Solana Hit by Major Outage
Solana experienced its first major outage in a year, and markets initially responded by selling SOL, sending the token tumbling by 3.5%. Why was this event a testament to Solana’s resilience?
A patch to resolve the issue was live within an hour of the incident, coinciding with SOL’s local bottom, but the outage continued for another 4 hours, as 80% of Solana’s validators needed to come back online to reach the critical number of validators required for the network to resume.
Outages are highly undesirable. They not only compromise network liveness for users but also put sensitive DeFi protocols, like perpetual platforms and money markets, at risk of accruing bad debt by rendering them unable to conduct liquidations!
While an outage may not be an event that any blockchain wants to experience, it is simply unrealistic to expect developers to catch and mitigate every bug in their code, especially for a network like Solana that does not claim to be in its end state and remains in “beta.”

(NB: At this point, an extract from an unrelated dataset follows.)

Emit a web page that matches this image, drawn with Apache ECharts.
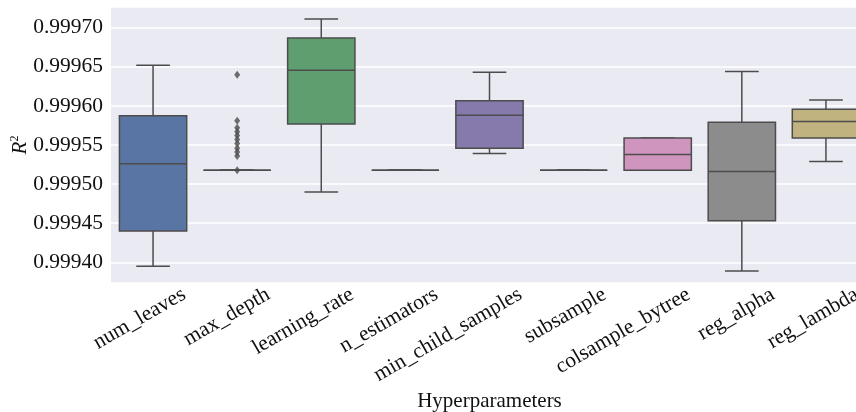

The most important things to see from Solana are the frequency of outages diminishing, which they have, and the efforts of a decentralized community to bounce back from one, demonstrated by the skepticism of validators to blindly implement a patch proposed by Solana Labs!
Undoubtedly, Solana has come a long way from its FTX days, and while no one wants to have their chain go down, today’s outage serves as a demonstration of the progress that the network has made during the months since the collapse.